Like any other company worldwide, Apollo Tyres was also impacted during the lockdown. But it took some early calls of bifurcating its expenses into ‘good costs’ and ‘bad costs’. Over the last few months, the company registered highest-ever sales and now plans to invest more than ₹1,600 crore in its greenfield plant in Andhra Pradesh and maintenance activities. In an interview with BusinessLine , Onkar Kanwar, Chairman, Apollo Tyres, said the company is also looking at launching its European brand, Vredestein, in Indiasoon. Excerpts:

Has the business returned to pre-Covid levels? What are the challenges that you faced, or are still facing?

Our business has very much returned to pre-Covid levels, and in some categories, we have even registered highest-ever sales in the past few months. With increase in demand from all three market segments — replacement, original equipment manufacturers (OEMs) and exports — our manufacturing units are back to healthy utilisation levels. In terms of challenges, what we faced and overcame, was mostly on the cost front. We took an early call of bifurcating our expenses into ‘good costs’ and ‘bad costs’. We decided to do away with the bad costs as much as possible. Investments in R&D, brand building and on employees, along with their training, were classified as good costs and we continued with them. Unnecessary infrastructure, large-scale product launches and facility inaugurations and business travel was grouped into bad costs, and we avoided them to the extent possible.

How is the ban on tyre imports helping the tyre industry in India?

We have seen positive impact of the tyres being put under restrictive import category. While the imposition of anti-dumping duty on truck-bus tyres has been ongoing for few years now, the recent order, has been positive for us in the passenger car tyre category as well. We are also looking at launching our European brand, Vredestein, in India soon, especially for the high-end cars. With the government restricting the imports of tyres, we are looking at capitalising on this opportunity by bringing in the Vredestein brand.

What are the current capacity utilisation levels across your plants in India, and which product segment is having good traction?

While the plants in Kerala, where the Covid cases are significantly higher, would be at 80-85 per cent utilisation levels, others would be doing above 90 per cent. We have seen extremely good traction in the passenger car tyres, truck bus tyres and the highest in the farm tyre segment. In some of the categories, we have witnessed record sales in the replacement market few months this fiscal. There is also a strong revival in the OE segment from last quarter onwards. According to our estimates, we have gained market share in most of the product segments in India this fiscal.

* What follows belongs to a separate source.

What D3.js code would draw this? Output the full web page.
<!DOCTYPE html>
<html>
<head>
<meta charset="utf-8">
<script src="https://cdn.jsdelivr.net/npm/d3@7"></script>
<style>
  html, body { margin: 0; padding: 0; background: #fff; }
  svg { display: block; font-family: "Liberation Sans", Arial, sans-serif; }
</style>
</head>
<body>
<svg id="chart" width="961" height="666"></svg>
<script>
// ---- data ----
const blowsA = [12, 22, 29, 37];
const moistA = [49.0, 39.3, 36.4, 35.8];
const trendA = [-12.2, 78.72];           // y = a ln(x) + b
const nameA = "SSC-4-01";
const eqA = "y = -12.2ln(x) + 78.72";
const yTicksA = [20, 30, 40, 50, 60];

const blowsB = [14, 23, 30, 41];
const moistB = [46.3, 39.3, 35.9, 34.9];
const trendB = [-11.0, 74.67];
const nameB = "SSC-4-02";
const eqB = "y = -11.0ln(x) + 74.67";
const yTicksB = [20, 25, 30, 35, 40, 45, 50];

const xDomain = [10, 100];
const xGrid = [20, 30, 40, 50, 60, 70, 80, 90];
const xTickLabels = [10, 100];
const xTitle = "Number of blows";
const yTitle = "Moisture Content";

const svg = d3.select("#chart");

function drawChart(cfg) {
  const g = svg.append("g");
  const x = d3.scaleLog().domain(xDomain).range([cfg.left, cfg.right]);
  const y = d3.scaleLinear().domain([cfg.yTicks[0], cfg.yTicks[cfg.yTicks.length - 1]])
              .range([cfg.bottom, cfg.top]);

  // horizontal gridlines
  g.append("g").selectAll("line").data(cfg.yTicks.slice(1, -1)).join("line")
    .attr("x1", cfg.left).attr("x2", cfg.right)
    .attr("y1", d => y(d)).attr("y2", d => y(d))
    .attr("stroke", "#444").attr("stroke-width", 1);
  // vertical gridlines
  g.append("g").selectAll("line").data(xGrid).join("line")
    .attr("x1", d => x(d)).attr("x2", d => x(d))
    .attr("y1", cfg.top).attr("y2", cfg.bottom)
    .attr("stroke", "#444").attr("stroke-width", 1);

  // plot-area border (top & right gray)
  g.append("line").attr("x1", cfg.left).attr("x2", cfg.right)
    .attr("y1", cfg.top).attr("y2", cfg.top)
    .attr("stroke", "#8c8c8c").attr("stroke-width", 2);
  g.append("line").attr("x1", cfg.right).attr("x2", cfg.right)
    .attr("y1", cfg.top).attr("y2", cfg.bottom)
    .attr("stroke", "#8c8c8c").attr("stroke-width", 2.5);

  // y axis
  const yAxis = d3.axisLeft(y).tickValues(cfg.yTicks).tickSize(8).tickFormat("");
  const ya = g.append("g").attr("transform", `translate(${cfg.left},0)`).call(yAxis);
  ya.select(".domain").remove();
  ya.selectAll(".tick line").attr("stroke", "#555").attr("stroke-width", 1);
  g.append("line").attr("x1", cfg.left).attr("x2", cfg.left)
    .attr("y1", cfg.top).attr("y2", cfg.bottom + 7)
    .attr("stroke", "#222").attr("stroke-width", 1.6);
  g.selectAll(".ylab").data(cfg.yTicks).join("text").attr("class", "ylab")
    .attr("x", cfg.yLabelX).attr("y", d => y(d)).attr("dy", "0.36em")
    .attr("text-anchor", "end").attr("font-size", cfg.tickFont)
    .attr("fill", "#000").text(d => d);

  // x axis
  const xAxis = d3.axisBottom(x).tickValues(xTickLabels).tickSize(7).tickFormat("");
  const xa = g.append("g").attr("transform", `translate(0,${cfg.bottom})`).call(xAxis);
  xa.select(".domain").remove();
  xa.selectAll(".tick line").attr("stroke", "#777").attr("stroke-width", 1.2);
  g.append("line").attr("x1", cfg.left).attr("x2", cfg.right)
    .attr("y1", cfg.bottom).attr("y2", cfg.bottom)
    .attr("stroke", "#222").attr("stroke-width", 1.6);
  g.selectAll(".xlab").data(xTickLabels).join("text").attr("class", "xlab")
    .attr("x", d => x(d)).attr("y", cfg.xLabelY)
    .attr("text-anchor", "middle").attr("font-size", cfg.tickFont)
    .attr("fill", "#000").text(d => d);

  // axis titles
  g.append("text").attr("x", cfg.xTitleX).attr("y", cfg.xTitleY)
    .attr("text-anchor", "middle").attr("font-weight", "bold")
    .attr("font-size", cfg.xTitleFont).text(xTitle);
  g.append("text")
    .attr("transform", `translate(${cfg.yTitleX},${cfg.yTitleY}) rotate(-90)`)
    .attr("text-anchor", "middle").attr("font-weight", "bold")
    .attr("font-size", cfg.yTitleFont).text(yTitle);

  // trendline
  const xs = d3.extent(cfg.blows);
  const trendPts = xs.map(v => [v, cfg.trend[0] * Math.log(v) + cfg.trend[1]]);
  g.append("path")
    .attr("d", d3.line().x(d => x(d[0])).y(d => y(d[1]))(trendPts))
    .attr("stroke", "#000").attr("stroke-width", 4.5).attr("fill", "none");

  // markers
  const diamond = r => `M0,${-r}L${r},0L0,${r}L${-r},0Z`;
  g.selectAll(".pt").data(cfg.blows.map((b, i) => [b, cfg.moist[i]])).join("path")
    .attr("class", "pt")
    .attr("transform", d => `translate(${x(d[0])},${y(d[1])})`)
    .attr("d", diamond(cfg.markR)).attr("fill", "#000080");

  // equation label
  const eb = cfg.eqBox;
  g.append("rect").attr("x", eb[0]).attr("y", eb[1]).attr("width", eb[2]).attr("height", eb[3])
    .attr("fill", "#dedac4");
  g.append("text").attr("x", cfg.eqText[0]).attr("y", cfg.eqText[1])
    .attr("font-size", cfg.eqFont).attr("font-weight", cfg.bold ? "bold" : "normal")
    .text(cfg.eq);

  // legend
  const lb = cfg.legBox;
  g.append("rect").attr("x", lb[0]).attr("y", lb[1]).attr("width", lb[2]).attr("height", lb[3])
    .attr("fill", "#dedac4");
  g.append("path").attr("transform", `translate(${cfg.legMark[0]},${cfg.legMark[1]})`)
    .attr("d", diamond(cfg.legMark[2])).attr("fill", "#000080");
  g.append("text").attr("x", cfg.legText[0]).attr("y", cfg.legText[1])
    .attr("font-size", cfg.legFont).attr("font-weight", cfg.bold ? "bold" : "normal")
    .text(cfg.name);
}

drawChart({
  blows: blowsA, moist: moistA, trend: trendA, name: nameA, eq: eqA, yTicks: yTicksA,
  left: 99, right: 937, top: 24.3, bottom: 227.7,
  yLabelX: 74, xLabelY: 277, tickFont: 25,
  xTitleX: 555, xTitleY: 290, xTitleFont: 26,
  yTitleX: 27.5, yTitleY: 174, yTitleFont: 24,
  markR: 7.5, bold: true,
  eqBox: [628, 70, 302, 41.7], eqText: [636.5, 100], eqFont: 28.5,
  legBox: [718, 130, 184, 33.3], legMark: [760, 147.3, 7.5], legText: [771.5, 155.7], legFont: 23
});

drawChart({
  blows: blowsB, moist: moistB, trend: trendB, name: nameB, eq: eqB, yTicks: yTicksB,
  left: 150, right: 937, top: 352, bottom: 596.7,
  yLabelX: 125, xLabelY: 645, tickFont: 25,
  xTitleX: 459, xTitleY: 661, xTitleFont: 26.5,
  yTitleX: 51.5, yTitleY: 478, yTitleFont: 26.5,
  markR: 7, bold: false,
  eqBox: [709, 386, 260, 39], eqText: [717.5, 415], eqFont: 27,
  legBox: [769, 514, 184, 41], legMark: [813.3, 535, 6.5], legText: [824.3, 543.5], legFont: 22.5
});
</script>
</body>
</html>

While you have been witnessing double-digit growth in the replacement demand in the past few months, will this continue in the next one or two quarters as well, considering the second wave of Covid being witnessed in some States?

We have been witnessing a strong demand for our products in all categories in the last few months, with some segments recording best-ever sales in the replacement market. While the demand, across categories, has been robust in the past two quarters, and we are bullish about the demand being at similar levels in fourth quarter as well, difficult to provide an outlook beyond that, due to the uncertain environment.

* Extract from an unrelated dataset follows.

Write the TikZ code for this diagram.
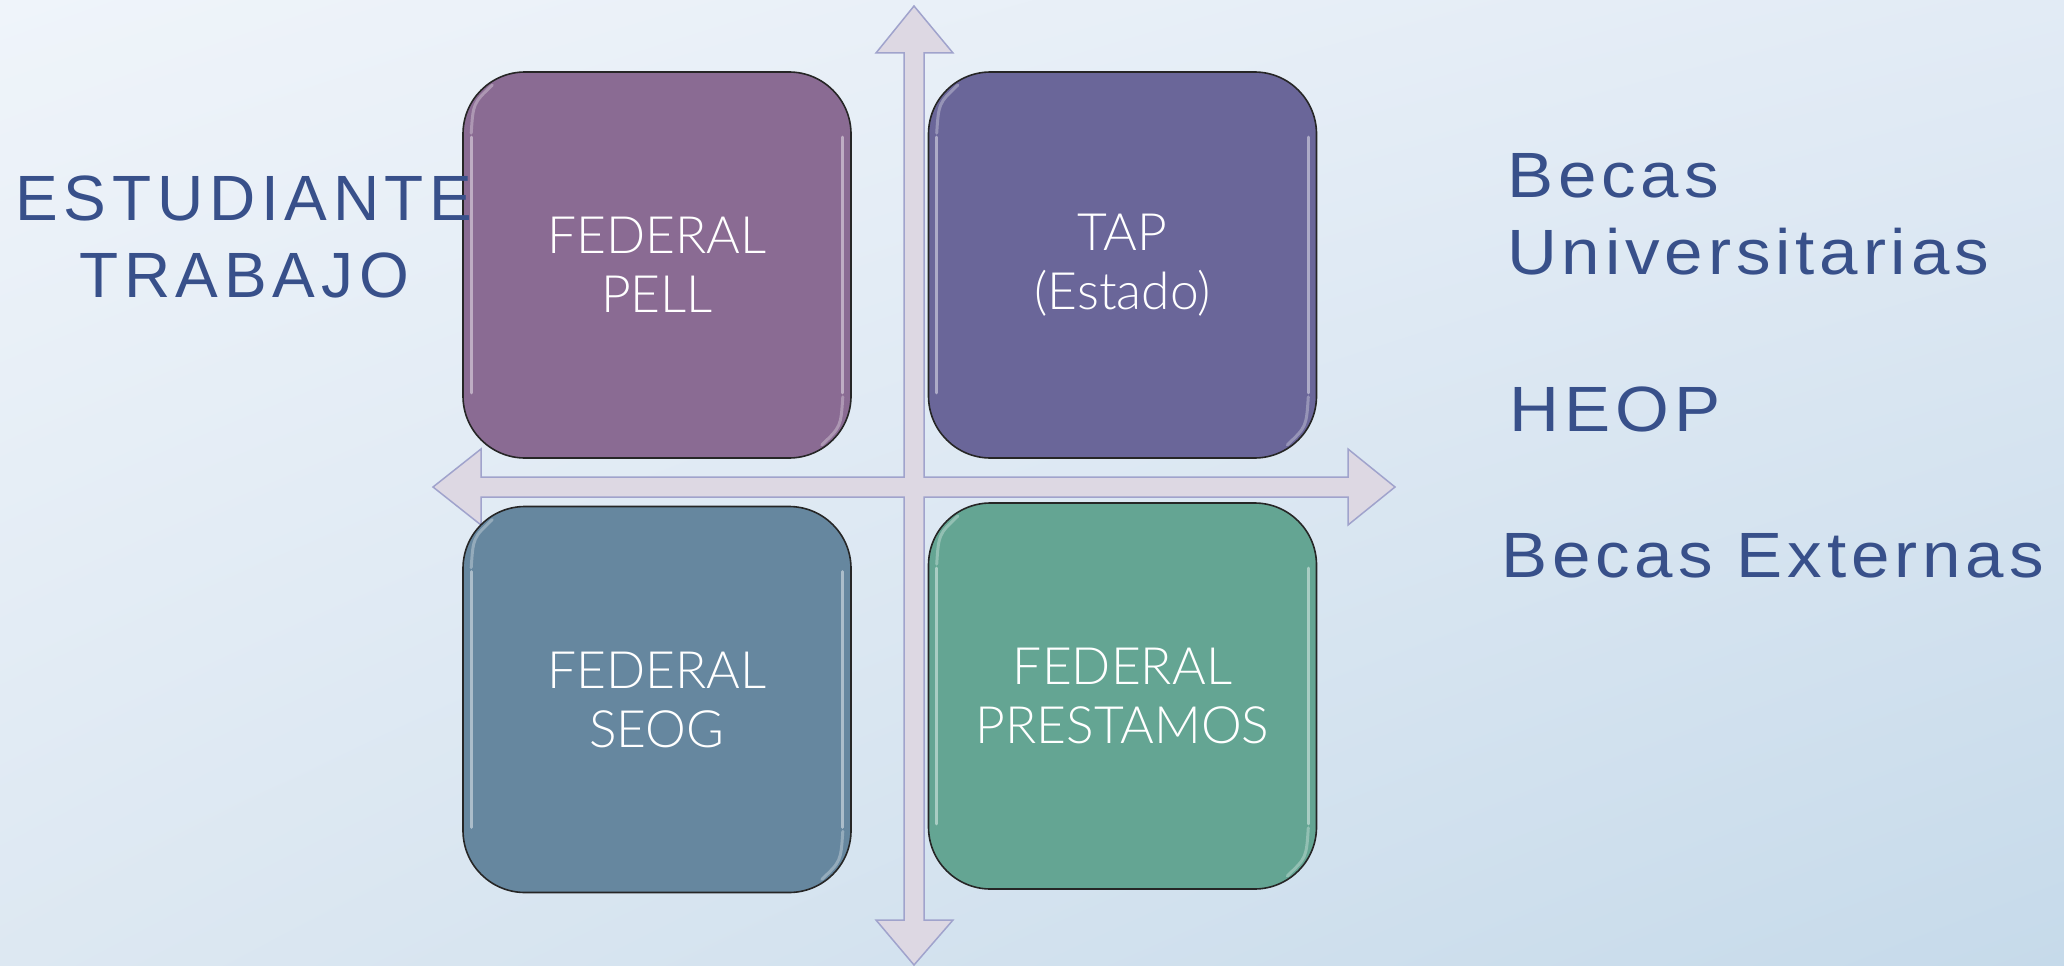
\documentclass[tikz,border=0pt]{standalone}
\usepackage{fontspec}
\usetikzlibrary{shadings}
\setmainfont{Liberation Sans}
\newfontfamily\bluefont[LetterSpace=9]{Liberation Sans}
\newfontfamily\rightfont[LetterSpace=7.6,FakeStretch=1.08]{Liberation Sans}
\newfontfamily\boxfont{Lato Light}
\definecolor{bgUL}{HTML}{EFF4FA}
\definecolor{bgUR}{HTML}{E2EBF5}
\definecolor{bgLL}{HTML}{DDE8F2}
\definecolor{bgLR}{HTML}{C6DAEA}
\definecolor{arrfill}{HTML}{DDD8E3}
\definecolor{arrline}{HTML}{A0A3CC}
\definecolor{txtblue}{HTML}{38508A}
\definecolor{cPell}{HTML}{8A6B93}
\definecolor{cTap}{HTML}{6A6699}
\definecolor{cSeog}{HTML}{66879F}
\definecolor{cPrest}{HTML}{64A593}
\begin{document}
\begin{tikzpicture}[x=1pt,y=-1pt,
  quad/.style={rectangle, rounded corners=62pt, draw=black!85, line width=1.6pt,
    minimum width=388pt, minimum height=386pt, inner sep=0pt, text=white, align=center,
    font=\boxfont\fontsize{51.5}{59}\selectfont},
  gloss/.style={white, opacity=0.45, line width=3pt, line cap=round},
  lbl/.style={text=txtblue, inner sep=0pt, font=\bluefont\fontsize{64}{77}\selectfont},
  rlbl/.style={lbl, anchor=north west, font=\rightfont\fontsize{64}{77}\selectfont},
  cross/.style={fill=arrfill, draw=arrline, line width=1.5pt, line join=miter}]
\shade[upper left=bgUL, upper right=bgUR, lower left=bgLL, lower right=bgLR] (0,0) rectangle (2064,966);
\useasboundingbox (0,0) rectangle (2064,966);
% cross of four arrows
\draw[cross] (914,6) -- (953,53) -- (924,53) -- (924,477) -- (1348,477) -- (1348,449)
  -- (1395,487) -- (1348,525) -- (1348,497) -- (924,497) -- (924,920) -- (953,920)
  -- (914,965) -- (876,920) -- (904,920) -- (904,497) -- (481,497) -- (481,525)
  -- (433,487) -- (481,449) -- (481,477) -- (904,477) -- (904,53) -- (876,53) -- cycle;
% quadrant boxes
\node[quad, fill=cPell] (pell) at (657,265) {FEDERAL\\PELL};
\node[quad, fill=cTap] (tap) at (1122.5,265) {TAP\\(Estado)};
\node[quad, fill=cSeog] (seog) at (657,699.5) {FEDERAL\\SEOG};
\node[quad, fill=cPrest] (prest) at (1122.5,696) {FEDERAL\\PRESTAMOS};
\foreach \b in {pell,tap,seog,prest} {
  \draw[gloss] ([xshift=9pt,yshift=-66pt]\b.north west) -- ([xshift=9pt,yshift=66pt]\b.south west);
  \draw[gloss] ([xshift=-9pt,yshift=-66pt]\b.north east) -- ([xshift=-9pt,yshift=66pt]\b.south east);
  \draw[gloss, opacity=0.3] ([xshift=9pt,yshift=-62pt]\b.north west) .. controls ([xshift=11pt,yshift=-32pt]\b.north west) .. ([xshift=30pt,yshift=-14pt]\b.north west);
  \draw[gloss, opacity=0.3] ([xshift=-9pt,yshift=62pt]\b.south east) .. controls ([xshift=-11pt,yshift=32pt]\b.south east) .. ([xshift=-30pt,yshift=14pt]\b.south east);
}
% side labels
\node[lbl, align=center] (est) at (244,236.5) {ESTUDIANTE\\TRABAJO};
\node[rlbl, align=left] (becas) at (1507,153) {Becas\\Universitarias};
\node[rlbl] (heop) at (1509.5,387) {HEOP};
\node[rlbl] (ext) at (1501,533) {Becas Externas};
\end{tikzpicture}
\end{document}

Apollo Tyres has been a recent entrant into the two-wheeler tyre space. How do you evaluate the company’s performance in this segment?

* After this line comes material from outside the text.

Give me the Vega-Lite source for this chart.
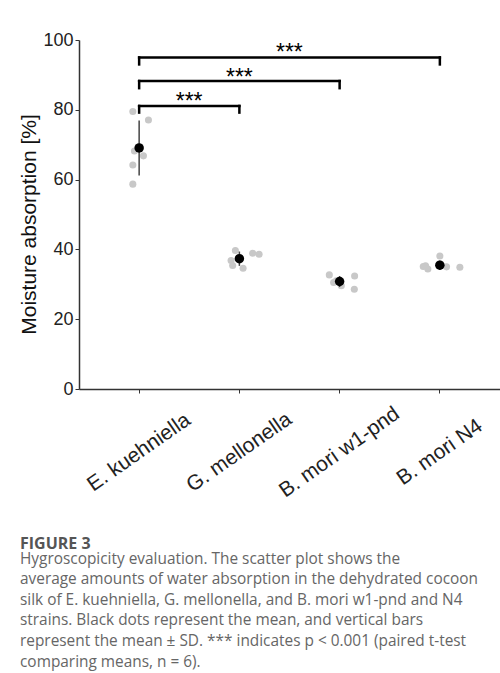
{
  "$schema": "https://vega.github.io/schema/vega-lite/v6.json",
  "width": 421,
  "height": 349,
  "autosize": {"type": "none"},
  "padding": {"left": 79, "top": 40, "right": 0, "bottom": 284},
  "background": "white",
  "config": {
    "view": {"stroke": null},
    "font": "Liberation Sans",
    "axis": {"labelFont": "Liberation Sans", "titleFont": "Liberation Sans"},
    "text": {"font": "Liberation Sans"}
  },
  "title": {
    "text": "FIGURE 3",
    "subtitle": [
      "Hygroscopicity evaluation. The scatter plot shows the",
      "average amounts of water absorption in the dehydrated cocoon",
      "silk of E. kuehniella, G. mellonella, and B. mori w1-pnd and N4",
      "strains. Black dots represent the mean, and vertical bars",
      "represent the mean ± SD. *** indicates p < 0.001 (paired t-test",
      "comparing means, n = 6)."
    ],
    "orient": "bottom",
    "anchor": "start",
    "frame": "group",
    "offset": 35.5,
    "dx": -59,
    "font": "Open Sans",
    "fontSize": 16,
    "fontWeight": "bold",
    "color": "#555555",
    "subtitleFont": "Open Sans",
    "subtitleFontSize": 15.4,
    "subtitleColor": "#666666",
    "subtitleLineHeight": 20.6,
    "subtitlePadding": -0.5
  },
  "datasets": {
    "points": [
      {"group": "E. kuehniella", "value": 79.5, "jitter": -0.063},
      {"group": "E. kuehniella", "value": 77.1, "jitter": 0.093},
      {"group": "E. kuehniella", "value": 68.2, "jitter": -0.047},
      {"group": "E. kuehniella", "value": 66.8, "jitter": 0.043},
      {"group": "E. kuehniella", "value": 64.2, "jitter": -0.063},
      {"group": "E. kuehniella", "value": 58.7, "jitter": -0.063},
      {"group": "G. mellonella", "value": 39.7, "jitter": -0.04},
      {"group": "G. mellonella", "value": 36.8, "jitter": -0.083},
      {"group": "G. mellonella", "value": 35.4, "jitter": -0.067},
      {"group": "G. mellonella", "value": 34.6, "jitter": 0.037},
      {"group": "G. mellonella", "value": 38.9, "jitter": 0.133},
      {"group": "G. mellonella", "value": 38.6, "jitter": 0.197},
      {"group": "B. mori w1-pnd", "value": 32.7, "jitter": -0.103},
      {"group": "B. mori w1-pnd", "value": 30.5, "jitter": -0.06},
      {"group": "B. mori w1-pnd", "value": 32.4, "jitter": 0.15},
      {"group": "B. mori w1-pnd", "value": 28.6, "jitter": 0.147},
      {"group": "B. mori w1-pnd", "value": 31.0, "jitter": -0.033},
      {"group": "B. mori w1-pnd", "value": 29.6, "jitter": 0.017},
      {"group": "B. mori N4", "value": 38.1, "jitter": 0.0},
      {"group": "B. mori N4", "value": 35.3, "jitter": -0.143},
      {"group": "B. mori N4", "value": 34.4, "jitter": -0.12},
      {"group": "B. mori N4", "value": 35.0, "jitter": 0.067},
      {"group": "B. mori N4", "value": 34.9, "jitter": 0.2},
      {"group": "B. mori N4", "value": 35.1, "jitter": -0.166}
    ],
    "brackets": [
      {"g1": "E. kuehniella", "g2": "G. mellonella", "ytop": 81.1, "yend": 79.2, "lg": "E. kuehniella", "loff": 0.5, "ly": 82.1, "label": "***"},
      {"g1": "E. kuehniella", "g2": "B. mori w1-pnd", "ytop": 88.25, "yend": 86.2, "lg": "G. mellonella", "loff": 0.0, "ly": 89.2, "label": "***"},
      {"g1": "E. kuehniella", "g2": "B. mori N4", "ytop": 95.0, "yend": 93.0, "lg": "G. mellonella", "loff": 0.5, "ly": 96.2, "label": "***"}
    ]
  },
  "encoding": {
    "x": {
      "field": "group",
      "type": "nominal",
      "scale": {"type": "band", "domain": ["E. kuehniella", "G. mellonella", "B. mori w1-pnd", "B. mori N4"], "paddingInner": 1, "paddingOuter": 0.6},
      "axis": {
        "title": null,
        "labelAngle": -35,
        "labelAlign": "center",
        "labelBaseline": "middle",
        "labelPadding": 59,
        "labelFontSize": 21,
        "labelColor": "#222222",
        "labelFont": "Liberation Sans",
        "labelLimit": 0,
        "labelOverlap": false,
        "tickSize": 4,
        "tickColor": "#333333",
        "domainColor": "#333333",
        "domainWidth": 1.5
      }
    }
  },
  "layer": [
    {
      "data": {"name": "points"},
      "mark": {"type": "circle", "size": 50, "color": "#c8c8c8", "opacity": 1},
      "encoding": {
        "xOffset": {"field": "jitter", "type": "quantitative", "scale": {"domain": [-1, 1], "range": [-100, 100]}},
        "y": {
          "field": "value",
          "type": "quantitative",
          "title": "Moisture absorption [%]",
          "scale": {"domain": [0, 100], "nice": false},
          "axis": {
            "title": "Moisture absorption [%]",
            "values": [0, 20, 40, 60, 80, 100],
            "grid": false,
            "tickSize": 4,
            "tickColor": "#333333",
            "labelFont": "Liberation Sans",
            "labelFontSize": 18,
            "labelPadding": 2,
            "labelColor": "#222222",
            "titleFont": "Liberation Sans",
            "titleFontSize": 21,
            "titleFontWeight": "normal",
            "titleColor": "#111111",
            "titleAngle": -90,
            "titleX": -44,
            "titleY": 184,
            "titleBaseline": "alphabetic",
            "domainColor": "#333333",
            "domainWidth": 1.5
          }
        }
      }
    },
    {
      "data": {"name": "points"},
      "mark": {"type": "errorbar", "extent": "stdev", "color": "#444444", "thickness": 1.5},
      "encoding": {
        "y": {"field": "value", "type": "quantitative", "title": "Moisture absorption [%]"}
      }
    },
    {
      "data": {"name": "points"},
      "mark": {"type": "circle", "size": 90, "color": "black", "opacity": 1},
      "encoding": {
        "y": {"field": "value", "aggregate": "mean", "type": "quantitative", "title": "Moisture absorption [%]"}
      }
    },
    {
      "data": {"name": "brackets"},
      "mark": {"type": "rule", "color": "black", "strokeWidth": 2.5, "strokeCap": "square"},
      "encoding": {
        "x": {"field": "g1", "type": "nominal"},
        "x2": {"field": "g2"},
        "y": {"field": "ytop", "type": "quantitative", "title": "Moisture absorption [%]"}
      }
    },
    {
      "data": {"name": "brackets"},
      "mark": {"type": "rule", "color": "black", "strokeWidth": 2.5, "strokeCap": "square"},
      "encoding": {
        "x": {"field": "g1", "type": "nominal"},
        "y": {"field": "ytop", "type": "quantitative", "title": "Moisture absorption [%]"},
        "y2": {"field": "yend"}
      }
    },
    {
      "data": {"name": "brackets"},
      "mark": {"type": "rule", "color": "black", "strokeWidth": 2.5, "strokeCap": "square"},
      "encoding": {
        "x": {"field": "g2", "type": "nominal"},
        "y": {"field": "ytop", "type": "quantitative", "title": "Moisture absorption [%]"},
        "y2": {"field": "yend"}
      }
    },
    {
      "data": {"name": "brackets"},
      "mark": {"type": "text", "fontSize": 23, "color": "black", "baseline": "middle", "align": "center", "font": "Liberation Sans"},
      "encoding": {
        "x": {"field": "lg", "type": "nominal"},
        "xOffset": {"field": "loff", "type": "quantitative", "scale": {"domain": [-1, 1], "range": [-100, 100]}},
        "y": {"field": "ly", "type": "quantitative", "title": "Moisture absorption [%]"},
        "text": {"field": "label"}
      }
    }
  ]
}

Being a late entrant into the two-wheeler tyre space, we wanted to create an impact in the market. In under four years, we have built an entire range for Indian market, grown at a CAGR of 35 per cent, catered to market with a new last mile distributor model and built a grounds-up connect with the biking community through our multiple brand initiatives. While we are supplying to the mass market segment, our focus is clearly to have a strong foothold in the high-value, highly profitable premium motorcycle tyre market in India, with our portfolio of high-end bias and steel radial tyres for two-wheelers, which is being produced at our recently inaugurated highly advanced and futuristic facility housed within our plant in Vadodara, Gujarat.

What are your plans for the US market?

We have recently launched a comprehensive brand offering in North America, backed by a full range of Vredestein tyres explicitly designed for and developed for this market. While the focus has been on the complete line up of ultra high performance tyres for the passenger cars and SUVs, we are soon looking at entering the commercial vehicle tyre space as well.

What is your view on Govt’s scrappage policy, and how is it going to help you?

While we are waiting for the details on the policy, this could be a big demand driver for the tyre industry in the near to medium term.

What are your investment plans for the next one or two years?

Our capex for the next fiscal would be ₹1,600 crore, which would mostly be towards completion of phase-I of Andhra Pradesh greenfield facility and regular maintenance activities. Our focus now is on having a stronger balance sheet, since heavy capital allocation has already happened in the past three to four years. The strategy is to sweat our assets and get our utilisation levels to reach 90-95 per cent in all our plants. We will continue to focus on controlled capital allocation to ensure free cash flow and balance sheet leveraging at reasonable levels. This increased sweating of our existing assets and expanded capacity will ensure that we drive up our return on capital employed in the mid-term.